I don't think normalising having to run someone else's crazy whitebox crypto nonsense on your computer is a good idea. Even if most people don't know or care.


For now, at least. It is possible they fix all issues.


Except that people who exploit L1 just never reveal how they do it, good luck with that.

That's the beauty of the asymmetry against DRM, only a single decoded file (which will always happen) is enough for seeding to everybody.


This seems to be confirmed by the fact that most torrent sites have 4K copies of brand new streaming only content while no publicly known exploits exist.

Since you are running the exploit locally without affecting other peoples machines, I imagine it would be close to impossible to work out what exploit they are using.
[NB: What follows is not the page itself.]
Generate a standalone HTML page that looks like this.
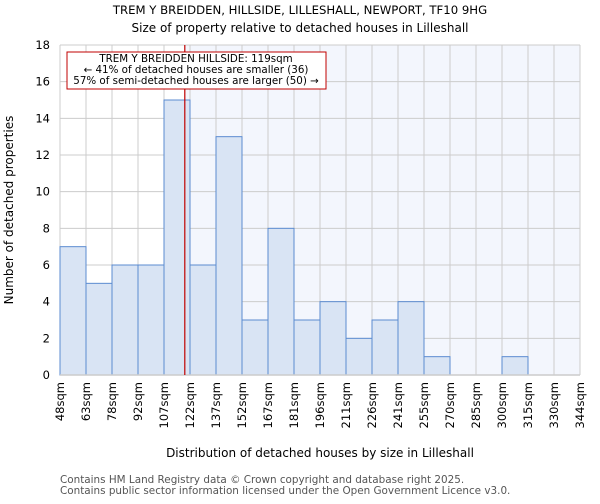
<!DOCTYPE html>
<html><head><meta charset="utf-8"><style>
body{margin:0;background:#fff;font-family:"DejaVu Sans","Liberation Sans",sans-serif}
svg text{font-family:"DejaVu Sans","Liberation Sans",sans-serif}
</style></head><body>
<svg id="chart" width="600" height="500" xmlns="http://www.w3.org/2000/svg">
<text x="300" y="14" text-anchor="middle" font-size="11.7">TREM Y BREIDDEN, HILLSIDE, LILLESHALL, NEWPORT, TF10 9HG</text>
<text x="300" y="32" text-anchor="middle" font-size="12">Size of property relative to detached houses in Lilleshall</text>
<rect x="60" y="45" width="520" height="330" fill="#fff"/>
<rect id="hl" y="45" height="330" fill="#f3f6fd"/>
<g id="grid"></g><g id="bars"></g><g id="axes"></g>
<text transform="translate(13,210) rotate(-90)" text-anchor="middle" font-size="12">Number of detached properties</text>
<text x="320" y="457" text-anchor="middle" font-size="12">Distribution of detached houses by size in Lilleshall</text>
<g>
<rect x="67" y="52" width="259" height="37" fill="#fff" stroke="#c00000" stroke-width="1"/>
<text x="196" y="62" text-anchor="middle" font-size="10.3">TREM Y BREIDDEN HILLSIDE: 119sqm</text>
<text x="196" y="73" text-anchor="middle" font-size="10.3">← 41% of detached houses are smaller (36)</text>
<text x="196" y="84" text-anchor="middle" font-size="10.3">57% of semi-detached houses are larger (50) →</text>
</g>
<text x="60" y="483" font-size="10.4" fill="#555">Contains HM Land Registry data © Crown copyright and database right 2025.</text>
<text x="60" y="494" font-size="10.4" fill="#555">Contains public sector information licensed under the Open Government Licence v3.0.</text>
</svg>
<script>
const binLabels=["48sqm","63sqm","78sqm","92sqm","107sqm","122sqm","137sqm","152sqm","167sqm","181sqm","196sqm","211sqm","226sqm","241sqm","255sqm","270sqm","285sqm","300sqm","315sqm","330sqm","344sqm"];
const binStarts=[48,63,78,92,107,122,137,152,167,181,196,211,226,241,255,270,285,300,315,330,344];
const counts=[7,5,6,6,15,6,13,3,8,3,4,2,3,4,1,0,0,1,0,0];
const yTicks=[0,2,4,6,8,10,12,14,16,18];
const propertySize=119;
const NS="http://www.w3.org/2000/svg";
const X0=60,X1=580,Y0=375,Y1=45,YMAX=18;
const bw=(X1-X0)/counts.length;
const xb=i=>X0+i*bw;
const y=v=>Y0-(v/YMAX)*(Y0-Y1);
function xv(v){for(let i=0;i<binStarts.length-1;i++){if(v>=binStarts[i]&&v<=binStarts[i+1])return xb(i)+bw*(v-binStarts[i])/(binStarts[i+1]-binStarts[i]);}return X1;}
function mk(t,a,p){const e=document.createElementNS(NS,t);for(const k in a)e.setAttribute(k,a[k]);p.appendChild(e);return e;}
const grid=document.getElementById('grid'),bars=document.getElementById('bars'),axes=document.getElementById('axes');
const px=xv(propertySize);
const hl=document.getElementById('hl');hl.setAttribute('x',px);hl.setAttribute('width',X1-px);
yTicks.forEach(t=>{
 const l=mk('line',{x1:X0,x2:X1,y1:y(t),y2:y(t),stroke:'#ccc'},grid);
 
 
 const tx=mk('text',{x:50,y:y(t)+4,'text-anchor':'end','font-size':'11.5'},axes);tx.textContent=t;
 
 
});
binLabels.forEach((lb,i)=>{
 const l=mk('line',{x1:xb(i),x2:xb(i),y1:Y1,y2:Y0,stroke:'#ccc'},grid);
 
 
 const tx=mk('text',{transform:`translate(${xb(i)+4},382) rotate(-90)`,'text-anchor':'end','font-size':'11.5'},axes);tx.textContent=lb;
 
 
});
counts.forEach((c,i)=>{
 if(c<=0)return;
 const r=mk('rect',{x:xb(i),y:y(c),width:bw,height:Y0-y(c),fill:'#d9e4f4',stroke:'#5b8bd0','stroke-width':1},bars);
 
 
});
const ax=mk('line',{x1:X0,x2:X1,y1:Y0,y2:Y0,stroke:'#ccc','stroke-width':1.5},axes);


const ml=mk('line',{x1:px,x2:px,y1:Y1,y2:Y0,stroke:'#c00000','stroke-width':1.2},axes);


</script>
</body></html>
Are those actual decrypted copies of the original stream, though? Or did they just re-record the output? For the latter you'd only need to break HDCP, right?


If the end user can't tell then it doesn't matter.


Well but there's likely to be at least a small quality difference, and a considerable a quality per file size difference, because the video would need to be re-encoded.


Yeah. They're WEB-DLs, not WebRips.


Not really, since that would entail breaking playback on current devices/firmwares.

They can only try again next time (for 8K?).


Broken TZ does not mean the algorithms are broken, only that exploits exist to bypass TZ. Fixing the exploits doesn't break anything about the algorithms for decode / decrypt.


I'm not sure what in my comment you were disagreeing to. Fixing the exploits would entail requiring a software update/breaking unupdatable devices.


Yep. I remember when Blu-ray "required" Windows Vista because it had better DRM APIs then a few months later the studios gave in and allowed playback on XP... which was immediately cracked. Ultimately you have to meet customers where they are which is old devices.


Until current broken devices fall out of use. Eventually, all devices might be secure.